The exterior model is truly exceptional, and in practice Alabeo’s model feels as polished as Carenado’s 206. Still, I simply don’t like the black panel, especially at night.
Score: 4 out of 5
The 210 is one of Cessna’s most popular singles, and was produced from the late-50s through 1986; more than 20 Variants were produced, including two turbocharged/pressurized models. The 210 my dad bought was a second hand model that had been purchased new by the University of Nebraska Dept of Meteorology to do research on thunderstorms; it was a turbocharged model with an oxygen system onboard, and needless to say, any aircraft purchased to do research on thunderstorms in Tornado Alley has to be one tough mother.
The earliest 210s had a strut supported wing, but after the B-model the struts were gone – and yet somehow wing strength was never an issue on these aircraft. Well, Cessna has always had a reputation for superior engineering and great build quality. Anyway, my dad loved the airplane and so did I; though I only got to fly hands-on in it a few times you could tell it was something quite special, with a tremendous climb rate and a very smooth ride. The retractable landing gear provided kind of a springy effect on touchdown, too, and as the aircraft was relatively heavy there was very little “Cessna float” on your flare.
This is one of Carenado’s best GA singles ever, with tremendous panel lighting a highlight. I’ve included three images above showing three lighting permutations: 1) floods only; 2) floods and about half panel lighting (on a rheostat), and; 3) floods and full panel lighting. There are four lighting controls in addition to the red floods, so “getting it right” is easy to accomplish. Sounds are another highlight, and both the gears and flaps are satisfyingly clunky sounding.

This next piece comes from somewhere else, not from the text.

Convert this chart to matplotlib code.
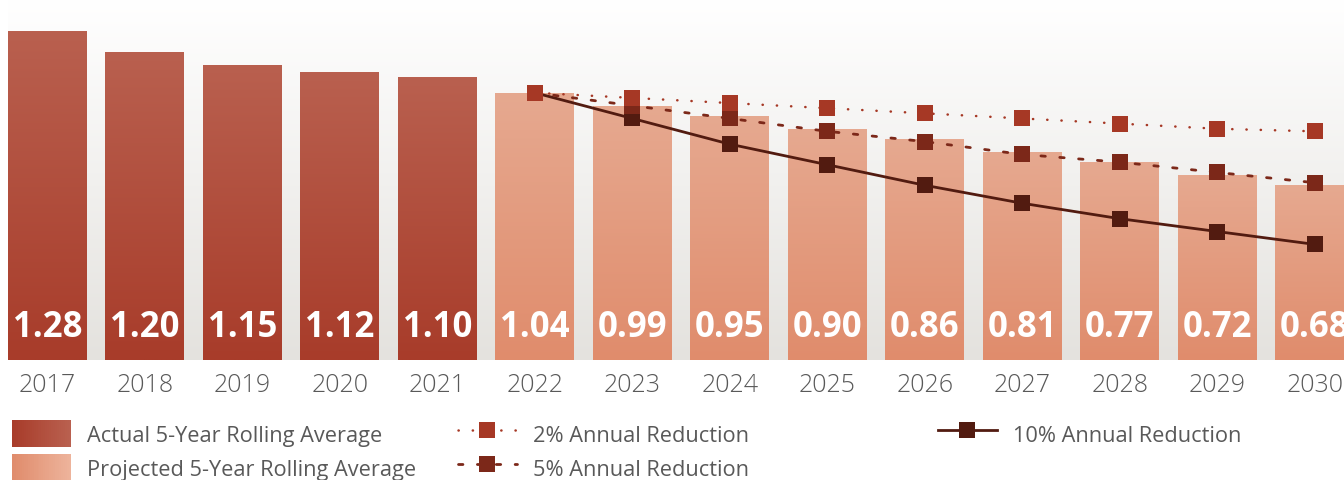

There are dual Garmins, a good HSI as well as, oddly enough, a backup horizon on the far left side of the panel, but little on the right side. I’d prefer to see a radar altimeter in place of the extra horizon, and a lean assist module on the right side; other than that this is as fine a GA file as you’ll find in X-plane. In fact, the only other GA singles as good as this are the Carenado F33A Bonanza and Alabeo’s new Mooney M20 Ovation. The panel is a little too blue for my taste; a little more gray wouldn’t look so weird, but that’s just me, I guess.